Y si bien Ishiguro y Amis y Barnes y Rushdie en más de una ocasión habían flirteado o hecho el amor a lo fantástico maquinal, McEwan (provocando las iras de los fundamentalistas del género ante los turistas al manifestar un más que contundente desconocimiento de lo sci-fi más allá de J. G. Ballard) se mete de lleno entre las sábanas manchadas por fluidos corporales y aceite lubricante.
Entonces, aquí, algo así como una versión de Jules y Jim donde Jim es un androide y el factor un tanto disfuncional no es Catherine sino Jules. Porque, de acuerdo, estamos en unos años 80s alternativos en los que un Alan Turing no se suicidó y es reverenciado como el héroe que fue, Inglaterra ha perdido la Guerra del Atlántico Sur contra los argentinos, internet y los teléfonos móviles ya están haciendo de las suyas, JFK sigue vivo y The Beatles se han reunido. Pero lo que importa y vale y atrae es la relación entre la constantemente variable e imprecisa inteligencia humana y la calculada y programada inteligencia artificial.

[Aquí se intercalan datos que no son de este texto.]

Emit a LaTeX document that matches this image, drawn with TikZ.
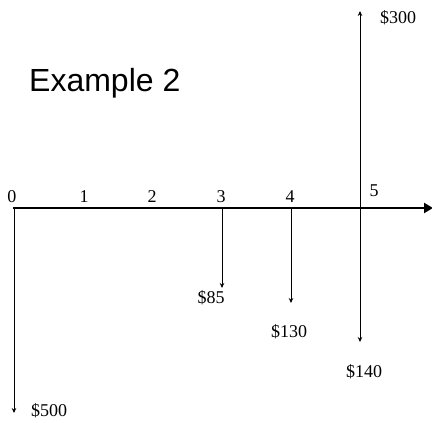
\documentclass[tikz,border=0pt]{standalone}
\usepackage{fontspec}
\setmainfont{Liberation Serif}
\setsansfont{Liberation Sans}
\usetikzlibrary{arrows.meta}
\begin{document}
\begin{tikzpicture}[x=1pt,y=-1pt,
  lbl/.style={font=\fontsize{18}{18}\selectfont, inner sep=0pt},
  flow/.style={line width=1pt,-{Stealth[length=5pt,width=4.5pt]}},
  axis/.style={line width=2.4pt,-{Triangle[length=9pt,width=10pt]}}]
\useasboundingbox (0,0) rectangle (432,423);
\node[font=\sffamily\fontsize{32}{32}\selectfont, anchor=base west, inner sep=0pt] (title) at (29,92) {Example 2};
% axis
\coordinate (o) at (14,208);
\coordinate (t3) at (222,208);
\coordinate (t4) at (291,208);
\coordinate (t5) at (360,208);
\coordinate (axend) at (433,208);
\draw[axis] (13,208) -- (axend);
% tick labels
\node[lbl] (l0) at (12,197) {0};
\node[lbl] (l1) at (84,197) {1};
\node[lbl] (l2) at (152,197) {2};
\node[lbl] (l3) at (221,197) {3};
\node[lbl] (l4) at (290,197) {4};
\node[lbl] (l5) at (374,191) {5};
% cash flow ends
\coordinate (e0) at (14,413);
\coordinate (e3) at (222,288);
\coordinate (e4) at (291,303);
\coordinate (e5d) at (360,342);
\coordinate (e5u) at (360,11);
\draw[flow] (o) -- (e0);
\draw[flow] (t3) -- (e3);
\draw[flow] (t4) -- (e4);
\draw[flow] (t5) -- (e5d);
\draw[flow] (t5) -- (e5u);
% amounts
\node[lbl] (a500) at (49,411) {\$500};
\node[lbl] (a85) at (211,298) {\$85};
\node[lbl] (a130) at (289,332) {\$130};
\node[lbl] (a140) at (364,372) {\$140};
\node[lbl] (a300) at (398,18) {\$300};
\end{tikzpicture}
\end{document}
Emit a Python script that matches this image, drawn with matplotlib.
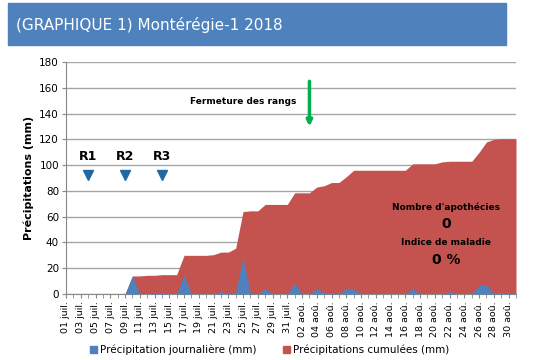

Y el que un londinense treintañero y cómodamente fracasado de nombre Charlie Friend decida gastarse la herencia de su madre en Adam, uno de los flamantes y muy de moda robots domésticos a 86,000 libras la unidad. Y que Charlie le proponga a Miranda --su más o menos novia en trámite del piso de arriba-- que juntos decidan e instalen los parámetros de la personalidad de Adam. Y el que –cortesía de un dispositivo ubicado en su nalga derecha y funcionando a presión de agua destilada—Adam pueda tener erecciones. Pronto Adam está citando a Philip Larkin y aconsejando al muy opaco Charlie (a quien en alguna ocasión confunden con el robot) en que tenga mucho cuidado con su vecina porque esconde algo en su pasado y Miranda teniendo fantasías de irse a la cama con Adam porque, después de todo, no sería muy diferente que masturbarse con un vibrador, ¿no? Adam –quien aquí da cuenta de todo y hace cálculos—no parece muy convencido de semejante argumento y pronto se convierte en “el primer ser humano al que le ponen los cuernos con un artefacto”. Muy pronto, otra vez, lo del principio: la criatura es muy superior (y tanto más atractiva que aquellos que la crían). Y las complicaciones del triángulo se agudizan aún más al entrar en escena el maltratado Mark: un tan adoptable chico de carne y hueso. Entre tanta pasión desatada y enchufada, McEwan encuentra incluso sitio para teorizar acerca de la para su narrador inevitable muerte de la novela cuando se acabe comprendiendo la sintética virtud de “los haikus lapidarios”.
Algo de redacción parecida a aquello con lo que –en otro 2019— se despide el ya mencionado replicante modelo Nexus 6 Roy Batty al final de Blade Runner. Aquello de “he visto cosas que ustedes, personas, no creerían”, aquello de “y todo eso se perderá en el tiempo como lágrimas en la lluvia”.
Adam –a diferencia de Roy—viaja poco pero también ve cosas que no puede creer; porque pocas más más increíbles que el nada científico y tan inexacto funcionamiento y comportamiento de esas disfuncionales e imprevisibles máquinas conocidas, a falta de mejor nombre, como “personas”.